5 Lackawanna Blues (2005) – 7.8
Lackawanna Blues was another major awards contender at the time, and it’s a drama about a boy’s upbringing without his mother. The movie is based on a stage play of the same name, and it follows Ruben Santiago Jr. having to deal with a mentally ill mother and a father out of work.
However, the movie has uplifting undertones and is a celebration of Black communities in New York more than anything else, as it focuses on the help Ruben gets at the boarding house he’s sent to. On top of that, the movie features one of the best acting performances by a musician with Mos Def’s take.
4 And The Band Played On (1993) – 7.8
And the Band Played On is a thoroughly convincing and compelling docudrama about the real-life epidemiologist, Don Francis. The doctor was the one who first investigated the illness that led to the deaths of several gay men, which would go on to become identified as AIDS.
The film courageously tackles a tough subject and does so gracefully, as there’s a perfect balance of well-researched facts and character development. Not only does the movie have a 7.8 on IMDb, but it’s also one of the very rare movies that has a perfect 100% score on Rotten Tomatoes.
3 61* (2001) – 7.8
In what is unusual for HBO, the network created something seemingly ordinary in making a baseball movie, but they still managed to knock it out of the park.
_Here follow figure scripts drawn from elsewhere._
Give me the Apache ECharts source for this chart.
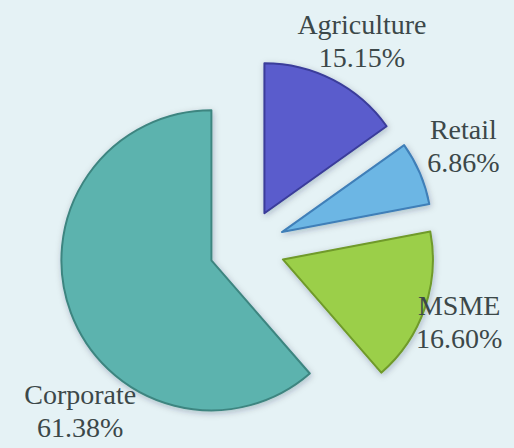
<!DOCTYPE html>
<html>
<head>
<meta charset="utf-8">
<script src="https://cdn.jsdelivr.net/npm/echarts@6/dist/echarts.min.js"></script>
<style>
html,body{margin:0;padding:0;background:#e5f2f5;}
#c{width:514px;height:448px;}
</style>
</head>
<body>
<div id="c"></div>
<script>
const categories = ['Agriculture', 'Retail', 'MSME', 'Corporate'];
const values = [15.15, 6.86, 16.60, 61.38];
const colors = ['#5a5ccc', '#6cb6e4', '#9bcf48', '#5cb3ae'];
const borders = ['#3a3c9a', '#3f7fb8', '#6f9a2a', '#3e8580'];

// label anchor: [angle deg clockwise from 12 o'clock, distance from slice vertex]
const labelAnchor = {
  Agriculture: [29.5, 198],
  Retail: [64.5, 201],
  MSME: [109.5, 187],
  Corporate: [221, 200]
};

const C = [247, 247], R = 150, OFF = 38;
const total = values.reduce((a, b) => a + b, 0);

const chart = echarts.init(document.getElementById('c'), null, {renderer: 'svg'});

let acc = 0;
const mids = values.map(v => { const s = acc; acc += v; return (s + v / 2) / total * 360; });

const labels = categories.map((n, i) => {
  const m = mids[i] * Math.PI / 180;
  const vx = C[0] + OFF * Math.sin(m), vy = C[1] - OFF * Math.cos(m);
  const a = labelAnchor[n];
  const t = a[0] * Math.PI / 180;
  return {
    type: 'text',
    silent: true,
    x: vx + a[1] * Math.sin(t),
    y: vy - a[1] * Math.cos(t),
    z: 100,
    style: {
      text: n + '\n' + values[i].toFixed(2) + '%',
      fontFamily: 'Liberation Serif',
      fontSize: 28,
      lineHeight: 33,
      fill: '#3c4849',
      align: 'center',
      verticalAlign: 'middle',
      textAlign: 'center',
      textVerticalAlign: 'middle'
    }
  };
});

chart.setOption({
  backgroundColor: '#e5f2f5',
  animation: false,
  graphic: labels,
  series: [{
    type: 'pie',
    center: C,
    radius: R,
    startAngle: 90,
    clockwise: true,
    selectedMode: 'multiple',
    selectedOffset: OFF,
    avoidLabelOverlap: false,
    label: {show: false},
    labelLine: {show: false},
    data: categories.map((n, i) => ({
      name: n,
      value: values[i],
      selected: true,
      itemStyle: {
        color: colors[i],
        borderColor: borders[i],
        borderWidth: 2,
        shadowBlur: 6,
        shadowColor: 'rgba(0,40,60,0.25)',
        shadowOffsetX: 1,
        shadowOffsetY: 2
      }
    })),
    emphasis: {disabled: true},
    select: {itemStyle: {}}
  }]
});
</script>
</body>
</html>
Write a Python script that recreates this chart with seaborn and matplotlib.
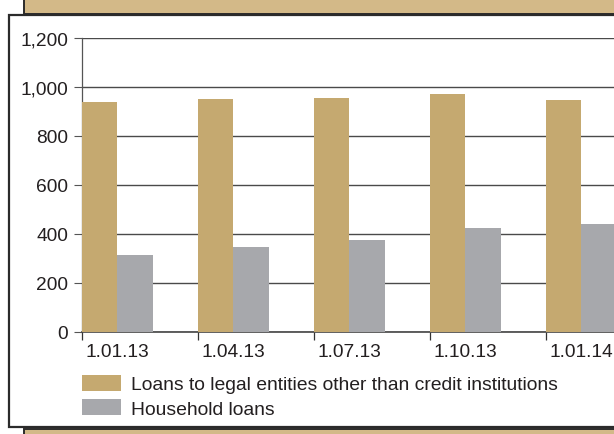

There are many great sports movies in the 2010s and earlier, but 61* manages to even compete with the theatrically released films.
The movie follows two famed baseball players, Roger Maris and Mickey Mantle, who compete to beat Babe Ruth’s record of 60 home runs in a single season. It’s full of all the tropes that viewers would expect from a baseball movie, but a comfort food film full of entertainment and heart is sometimes all anyone needs.
2 The Normal Heart (2014) – 7.9
As the 2010s saw a paradigm shift in which movie stars were vying for leading roles in TV shows, TV movies weren’t ignored either. The Normal Heart features a cast that audiences would expect to see on the billing of superhero movies. It stars Mark Ruffalo, Taylor Kitsch, Julia Roberts, and Alfred Molina, among many others.
The Normal Heart is another take on the AIDS crisis of the early ’80s, and it has as much research and profundity put into the script as And the Band Played On. But since the movie has more production value and higher caliber actors, it feels like it could be presented on the big screen more than any other HBO original film, and it’s better than some of Mark Ruffalo’s best theatrical movies.
1 Temple Grandin (2010) – 8.3
It seems as if HBO can dramatize anything and make it edge-of-the-seat entertainment. Temple Grandin is a movie about revolutionary innovations in the humane handling of livestock, and it’s by far the highest-rated HBO original movie according to IMDb.
The movie has more emotional weight than any other, as it sees the titular character, a woman with autism, face sexism in the wake of trying to improve cattle ranches and slaughterhouses. Claire Danes’ performance as Grandin is one of her best, and it helps that the screenplay has a laser focus, forgoing any uninteresting subplots and stepping over any of the cliches that would normally come with a TV movie like this.